I have contributed articles both on the theoretical consequences of real-world choice mechanisms as well as abstract generalizations of collective choice. In “Voting by Adaptive Agents in Multicandidate Elections”, I develop a computational (agent-based) model of voters learning and use it to compare different voting rules used to aggregate individual preferences to group choices on the basis of (1) the incentives each provides voters to vote truthfully (i.e. to vote their true preferences) and (2) the social utility each affords. In “Informational Consequences of Agenda Procedures”, I investigate the incentives different amending procedures used in legislative bodies provide members of parliament (MPs) to acquire and reveal information relevant for group choice. Taken together, this work helps clarify the role of formal structures – voting procedures – in collective choice. Recently, I have characterized the limits of modeling collective choice as the process of negotiation and re-negotiation “A Note on Contestation-Based Tournament Solutions” and “Limits of Dominance-based Choice” (with Daniel Allcock).

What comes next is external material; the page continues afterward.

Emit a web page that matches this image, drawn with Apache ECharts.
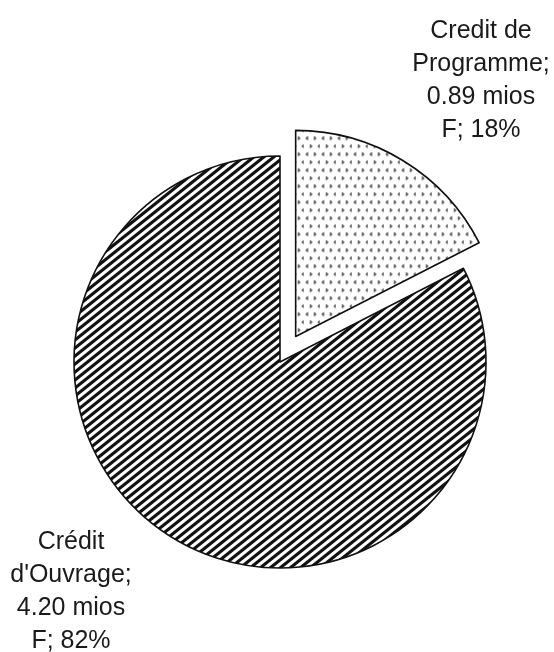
<!DOCTYPE html>
<html>
<head>
<meta charset="utf-8">
<script src="https://cdn.jsdelivr.net/npm/echarts@6/dist/echarts.min.js"></script>
<style>
html,body{margin:0;padding:0;background:#fff;}
#chart{width:554px;height:652px;}
</style>
</head>
<body>
<div id="chart"></div>
<script>
// Data
const names = ["Credit de\nProgramme", "Crédit\nd'Ouvrage"];
const values = [0.89, 4.20];
const percents = [18, 82];
const unit = "mios\nF";

function hatchPattern() {
  const W = 10, H = 8;
  const c = document.createElement('canvas');
  c.width = W; c.height = H;
  const g = c.getContext('2d');
  g.fillStyle = '#fff'; g.fillRect(0, 0, W, H);
  g.strokeStyle = '#111'; g.lineWidth = 3.1;
  for (let k = -2; k <= 2; k++) {
    g.beginPath();
    g.moveTo(k * W - W, 2 * H);
    g.lineTo(k * W + 2 * W, -H);
    g.stroke();
  }
  return c;
}
function dotPattern() {
  const S = 16;
  const c = document.createElement('canvas');
  c.width = S; c.height = S;
  const g = c.getContext('2d');
  g.fillStyle = '#fff'; g.fillRect(0, 0, S, S);
  g.fillStyle = 'rgba(30,30,30,0.85)';
  function lt(x, y) { g.fillRect(x + 1, y, 1.5, 1.5); g.fillRect(x, y + 1, 1.5, 1.5); g.fillRect(x + 1, y + 2, 1.5, 1.5); }
  function gt(x, y) { g.fillRect(x, y, 1.5, 1.5); g.fillRect(x + 1, y + 1, 1.5, 1.5); g.fillRect(x, y + 2, 1.5, 1.5); }
  lt(2, 2); gt(10, 2);
  gt(6, 10); lt(14, 10);
  return c;
}

const patterns = [
  { image: dotPattern(), repeat: 'repeat' },
  { image: hatchPattern(), repeat: 'repeat' }
];
const labelPos = [[481, 81], [71, 592]];

function labelText(i) {
  return names[i] + ';\n' + values[i].toFixed(2) + ' ' + unit + '; ' + percents[i] + '%';
}

const chart = echarts.init(document.getElementById('chart'), null, { renderer: 'canvas' });
chart.setOption({
  backgroundColor: '#fff',
  animation: false,
  graphic: values.map((v, i) => ({
    type: 'text',
    x: labelPos[i][0],
    y: labelPos[i][1],
    z: 10,
    style: {
      text: labelText(i),
      fontFamily: 'Liberation Sans, Arial, sans-serif',
      fontSize: 25,
      lineHeight: 33,
      fill: '#1a1a1a',
      align: 'center',
      verticalAlign: 'middle'
    }
  })),
  series: [{
    type: 'pie',
    center: [280, 362],
    radius: 206,
    startAngle: 90,
    clockwise: true,
    selectedMode: 'multiple',
    selectedOffset: 30,
    emphasis: { disabled: true },
    label: { show: false },
    labelLine: { show: false },
    data: values.map((v, i) => ({
      name: names[i],
      value: v,
      selected: i === 0,
      itemStyle: { color: patterns[i], borderColor: '#111', borderWidth: 1.6 },
      select: { itemStyle: { color: patterns[i], borderColor: '#111', borderWidth: 1.6 } }
    }))
  }]
});
</script>
</body>
</html>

Extensions and applications of these works are culminating in a book manuscript (Reconsidered Collective Choice).

The endogenous construction of the choice environment (e.g. versions of a bill MPs vote on are themselves the product of MPs actions, namely introducing amendments, etc.) and the manipulation of issue dimension (what William Riker famously termed “heresthetics”) fascinates me as a scholar. Two papers addressing the endogenous construction of choice environments include “Communication and Coordination” (with John Miller) and “Coordination in an Changing Environment” (with Alexander Matros). In addition to initial studies of coordination in endogenous choice environments, I have studied the potential for strategic manipulation of the choice environment and the properties thereof in “The Structure of Heresthetical Power” (with John Patty and Maggie Penn) and “Heresthetics and Choice from Tournaments” (with Molly Fenn, Ran Ji, Michelle Maiden and Melanie Panosian). Taken together, this work points to the importance of how endogenous construction of the structural aspects of choice environments (the “game” that is played) contributes to the complexities of group choice.

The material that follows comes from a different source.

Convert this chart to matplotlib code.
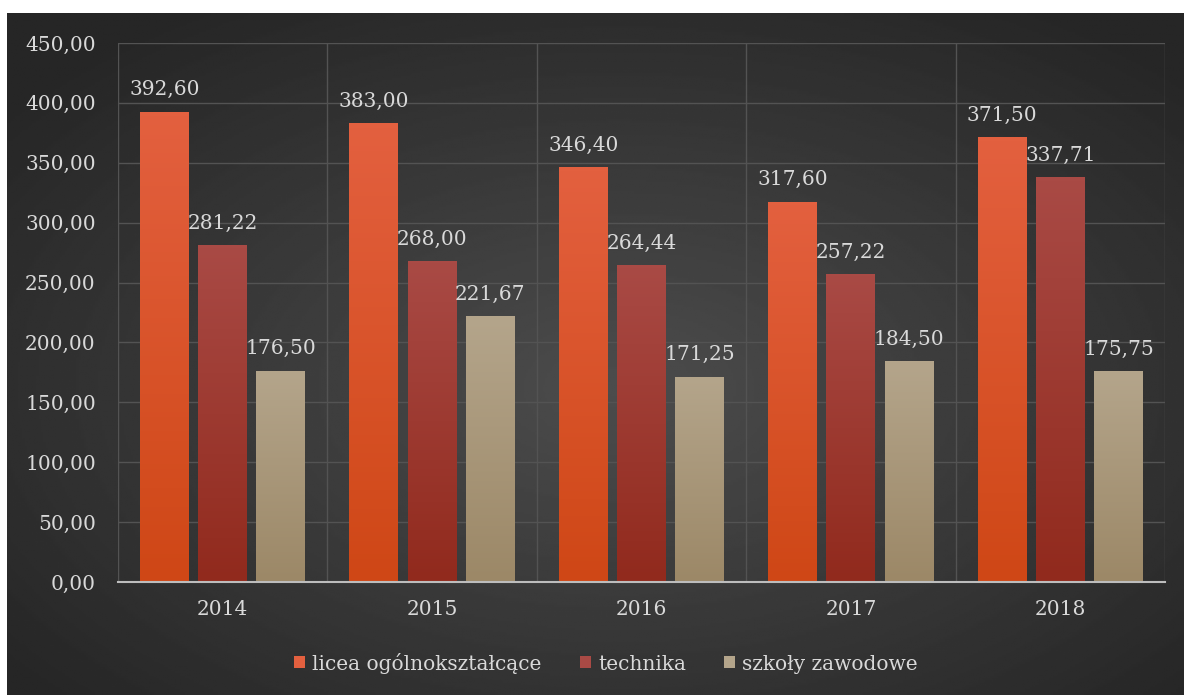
import numpy as np
import matplotlib
matplotlib.use('Agg')
import matplotlib.pyplot as plt
from matplotlib.colors import LinearSegmentedColormap

lata = ['2014', '2015', '2016', '2017', '2018']
licea = [392.60, 383.00, 346.40, 317.60, 371.50]
technika = [281.22, 268.00, 264.44, 257.22, 337.71]
zawodowe = [176.50, 221.67, 171.25, 184.50, 175.75]

serie = [
    ('licea ogólnokształcące', licea, ('#e3603f', '#cf4716')),
    ('technika', technika, ('#a94a45', '#912a1d')),
    ('szkoły zawodowe', zawodowe, ('#b4a58b', '#9c8867')),
]

plt.rcParams['font.family'] = ['DejaVu Serif']
kolor_tekstu = '#d9d9d9'
rozm = 14.5

fig = plt.figure(figsize=(11.84, 6.95), dpi=100, facecolor='white')

# tlo - gradient radialny
tlo = fig.add_axes([7 / 1184, 0, 1 - 7 / 1184, 1 - 13 / 695])
yy, xx = np.mgrid[0:1:300j, 0:1:500j]
r = np.sqrt(((xx - 0.52) / 0.75) ** 2 + ((yy - 0.45) / 0.75) ** 2)
wart = np.clip(0.30 - 0.17 * r, 0.15, 0.30)
tlo.imshow(wart, cmap='gray', vmin=0, vmax=1, aspect='auto', origin='lower',
           extent=[0, 1, 0, 1])
tlo.axis('off')

ax = fig.add_axes([118 / 1184, 1 - 582 / 695, (1165 - 118) / 1184, (582 - 43) / 695])
ax.set_facecolor('none')

x = np.arange(len(lata))
szer = 0.234
przes = [-0.278, 0, 0.278]

uchwyty = []
for (nazwa, wartosci, (gora, dol)), dx in zip(serie, przes):
    cm = LinearSegmentedColormap.from_list(nazwa, [dol, gora])
    bary = ax.bar(x + dx, wartosci, szer, color=gora, edgecolor='none', zorder=3, label=nazwa)
    for b, v in zip(bary, wartosci):
        gr = np.linspace(0, 1, 100).reshape(-1, 1)
        im = ax.imshow(gr, cmap=cm, aspect='auto', origin='lower',
                       extent=[b.get_x(), b.get_x() + b.get_width(), 0, v], zorder=4)
        im.set_clip_path(b)
        ax.annotate(f'{v:.2f}'.replace('.', ','), (b.get_x() + b.get_width() / 2, v),
                    xytext=(0, 9), textcoords='offset points', ha='center', va='bottom',
                    color=kolor_tekstu, fontsize=rozm, zorder=5)
    uchwyty.append(bary)

ax.set_xlim(-0.5, len(lata) - 0.5)
ax.set_ylim(0, 450)
ax.set_yticks(np.arange(0, 451, 50))
ax.set_yticklabels([f'{t:.2f}'.replace('.', ',') for t in np.arange(0, 451, 50)])
ax.set_xticks(x)
ax.set_xticklabels(lata)
ax.set_xticks(np.arange(-0.5, len(lata)), minor=True)

ax.grid(axis='y', color='#535353', linewidth=1, zorder=0)
ax.grid(axis='x', which='minor', color='#535353', linewidth=1, zorder=0)
ax.tick_params(axis='both', which='both', length=0, colors=kolor_tekstu, labelsize=rozm)
ax.tick_params(axis='y', pad=16)
ax.tick_params(axis='x', pad=13)
for s in ['top', 'right', 'left']:
    ax.spines[s].set_visible(False)
ax.spines['bottom'].set_color('#bdbdbd')
ax.spines['bottom'].set_linewidth(1.5)
ax.spines['bottom'].set_zorder(6)

leg = fig.legend(handles=uchwyty, loc='center', bbox_to_anchor=(606 / 1184, 1 - 663 / 695),
                 ncol=3, frameon=False, prop={'family': 'DejaVu Serif', 'size': rozm},
                 handlelength=0.55, handleheight=0.55, handletextpad=0.35, columnspacing=1.9)
for t in leg.get_texts():
    t.set_color(kolor_tekstu)

fig.savefig('out.png', dpi=100, facecolor='white')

Empirically, I study the endogenous construction of choice environments by political actors. For example, in “Taking the Leap: Voting, Rhetoric, and the Determinants of Electoral Reform”(with Andrew Reeves), we study an important episode in democratization in 19th century United Kingdom (the Second Reform Act, 1867) by analyzing the structure of legislative debate around the topic of reform. In “Is Campaigning Local?” (with Shinya Wakao 2012), we examine candidate’s campaign strategy (i.e. voter’s eventual choices at the ballot box) in the 2010 midterm US House of Representatives election. This work studies the endogenous construction of informal aspects of choice environments, (i.e. “what is it that the group is choosing from?”).

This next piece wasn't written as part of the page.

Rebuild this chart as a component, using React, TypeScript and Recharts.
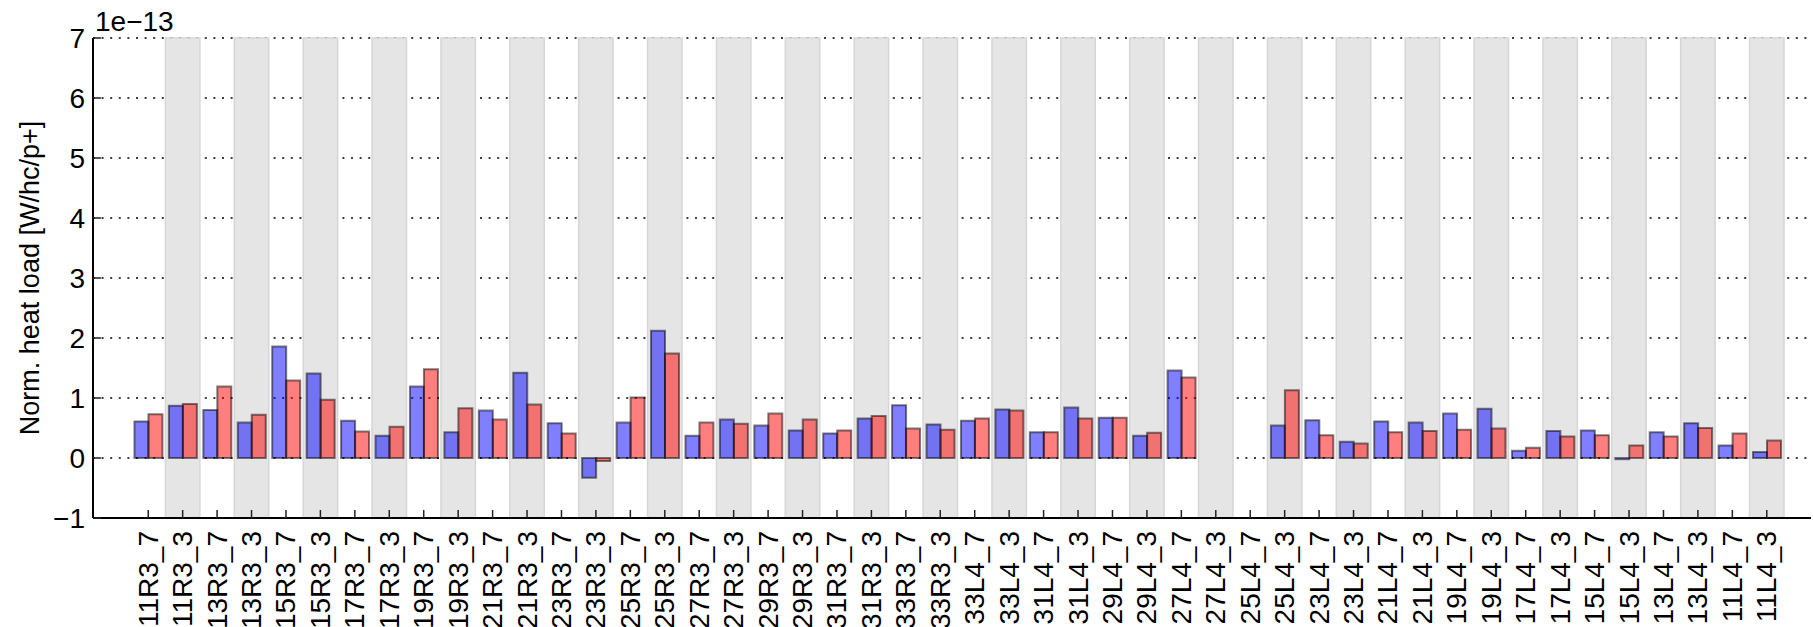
import React from 'react';
import { BarChart, Bar, XAxis, YAxis, CartesianGrid, ReferenceArea } from 'recharts';

const categories = [
  '11R3_7', '11R3_3', '13R3_7', '13R3_3', '15R3_7', '15R3_3', '17R3_7', '17R3_3',
  '19R3_7', '19R3_3', '21R3_7', '21R3_3', '23R3_7', '23R3_3', '25R3_7', '25R3_3',
  '27R3_7', '27R3_3', '29R3_7', '29R3_3', '31R3_7', '31R3_3', '33R3_7', '33R3_3',
  '33L4_7', '33L4_3', '31L4_7', '31L4_3', '29L4_7', '29L4_3', '27L4_7', '27L4_3',
  '25L4_7', '25L4_3', '23L4_7', '23L4_3', '21L4_7', '21L4_3', '19L4_7', '19L4_3',
  '17L4_7', '17L4_3', '15L4_7', '15L4_3', '13L4_7', '13L4_3', '11L4_7', '11L4_3',
];

const valuesBlue: (number | null)[] = [
  0.61, 0.87, 0.80, 0.59, 1.86, 1.41, 0.62, 0.37,
  1.19, 0.43, 0.79, 1.42, 0.58, -0.33, 0.59, 2.12,
  0.37, 0.64, 0.54, 0.46, 0.41, 0.66, 0.88, 0.56,
  0.62, 0.81, 0.43, 0.84, 0.67, 0.37, 1.46, null,
  null, 0.54, 0.63, 0.27, 0.61, 0.59, 0.74, 0.82,
  0.12, 0.45, 0.46, -0.02, 0.43, 0.58, 0.21, 0.10,
];

const valuesRed: (number | null)[] = [
  0.73, 0.90, 1.19, 0.72, 1.29, 0.97, 0.44, 0.52,
  1.48, 0.83, 0.64, 0.89, 0.41, -0.05, 1.01, 1.74,
  0.59, 0.57, 0.74, 0.64, 0.46, 0.70, 0.49, 0.47,
  0.66, 0.79, 0.43, 0.66, 0.67, 0.42, 1.34, null,
  null, 1.13, 0.38, 0.24, 0.43, 0.45, 0.47, 0.49,
  0.17, 0.36, 0.38, 0.21, 0.36, 0.50, 0.41, 0.29,
];

const yTicks = [-1, 0, 1, 2, 3, 4, 5, 6, 7];
const shadedCategories = categories.filter((c) => c.endsWith('_3'));
const offsetText = '1e\u221213';
const yLabel = 'Norm. heat load [W/hc/p+]';

const data = categories.map((name, i) => ({ name, blue: valuesBlue[i], red: valuesRed[i] }));

const FONT = '"Liberation Sans", Arial, Helvetica, sans-serif';
const FS = 28;
const FS_LABEL = 27;

function XTick(props: any) {
  const { x, y, payload } = props;
  return (
    <text
      x={x}
      y={y}
      transform={`rotate(-90 ${x} ${y})`}
      textAnchor="end"
      dominantBaseline="central"
      fontSize={FS}
      fontFamily={FONT}
      fill="#000"
    >
      {payload.value}
    </text>
  );
}

function YTick(props: any) {
  const { x, y, payload } = props;
  const v = Number(payload.value);
  const s = v < 0 ? '\u2212' + Math.abs(v) : String(v);
  return (
    <text x={x} y={y} textAnchor="end" dominantBaseline="central" fontSize={FS} fontFamily={FONT} fill="#000">
      {s}
    </text>
  );
}

const axisLine = { stroke: '#000', strokeWidth: 2 };
const tickLine = { stroke: '#222', strokeWidth: 1.5 };
const xPad = { left: 38, right: 27 };

export default function App() {
  return (
    <div style={{ position: 'absolute', left: 0, top: 0, width: 1813, height: 627, background: '#fff', overflow: 'hidden' }}>
      <BarChart
        width={1813}
        height={627}
        data={data}
        margin={{ top: 38, right: 2, bottom: 0, left: 0 }}
        barCategoryGap="10%"
        barGap={0}
      >
        {shadedCategories.map((c) => (
          <ReferenceArea
            key={c}
            x1={c}
            x2={c}
            y1={-1}
            y2={7}
            fill="#e5e5e5"
            fillOpacity={1}
            stroke="#d6d6d6"
            strokeWidth={1.5}
          />
        ))}
        <CartesianGrid horizontal vertical={false} stroke="#000" strokeDasharray="2 6.6" strokeWidth={1.5} />
        <XAxis
          dataKey="name"
          type="category"
          height={109}
          interval={0}
          padding={xPad}
          tickSize={-8}
          tickMargin={21}
          tick={<XTick />}
          axisLine={axisLine}
          tickLine={tickLine}
        />
        <XAxis
          xAxisId="top"
          orientation="top"
          dataKey="name"
          type="category"
          height={0}
          interval={0}
          padding={xPad}
          tickSize={-8}
          tick={false}
          axisLine={axisLine}
          tickLine={tickLine}
        />
        <YAxis
          type="number"
          domain={[-1, 7]}
          ticks={yTicks}
          allowDataOverflow
          width={93}
          tickSize={-8}
          tickMargin={16}
          tick={<YTick />}
          axisLine={axisLine}
          tickLine={tickLine}
        />
        <YAxis
          yAxisId="right"
          orientation="right"
          type="number"
          domain={[-1, 7]}
          ticks={yTicks}
          allowDataOverflow
          width={0}
          tickSize={-8}
          tick={false}
          axisLine={axisLine}
          tickLine={tickLine}
        />
        <Bar
          dataKey="blue"
          fill="#0000ff"
          fillOpacity={0.5}
          stroke="#000"
          strokeOpacity={0.5}
          strokeWidth={2}
          isAnimationActive={false}
        />
        <Bar
          dataKey="red"
          fill="#ff0000"
          fillOpacity={0.5}
          stroke="#000"
          strokeOpacity={0.5}
          strokeWidth={2}
          isAnimationActive={false}
        />
      </BarChart>
      <svg
        width={1813}
        height={627}
        style={{ position: 'absolute', left: 0, top: 0, pointerEvents: 'none' }}
      >
        <text x={95} y={31} fontSize={FS} fontFamily={FONT} fill="#000">
          {offsetText}
        </text>
        <text
          x={30}
          y={278}
          transform="rotate(-90 30 278)"
          textAnchor="middle"
          dominantBaseline="central"
          fontSize={FS_LABEL}
          fontFamily={FONT}
          fill="#000"
        >
          {yLabel}
        </text>
      </svg>
    </div>
  );
}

Lastly, a non-trivial portion of my research activities might be termed methodological, in that they develop and present novel methods of measurement and hypothesis testing. In “'Modeling preferences using legislative voting in the presence of missing data” (with Abel Rodriguez), we develop a statistical model for use in testing theories of legislator abstention in roll-call voting. We apply the model to voting on electoral reform in the UK House of Commons 1866-1867 and evidence for strategic abstention by Conservatives on technically ambiguous issues of the reform debate. In “ ‘Party-talk’: a Negative Binomial Factor Model for Political Text” (with James Scott and Liang Sun ), we develop a new statistical model of word counts for analyzing large corpora of texts. In “ 'Looking for What You Can't See': a Non-parametric Bayesian Specification Test for Heterogeneity” I introduce a model capable of estimating unobserved sub-populations from observational data and apply it to studies of legislative behavior. In “Towards Fair Tests of Set-Valued Predictions” I discuss various challenges to empirically testing social choice-theoretic predictions directly and present several alternate tests. Collectively, my methodological research is an ongoing effort to create innovative and useful tools for political scientists facing the challenges and opportunities “big data” provides in the 21rst century.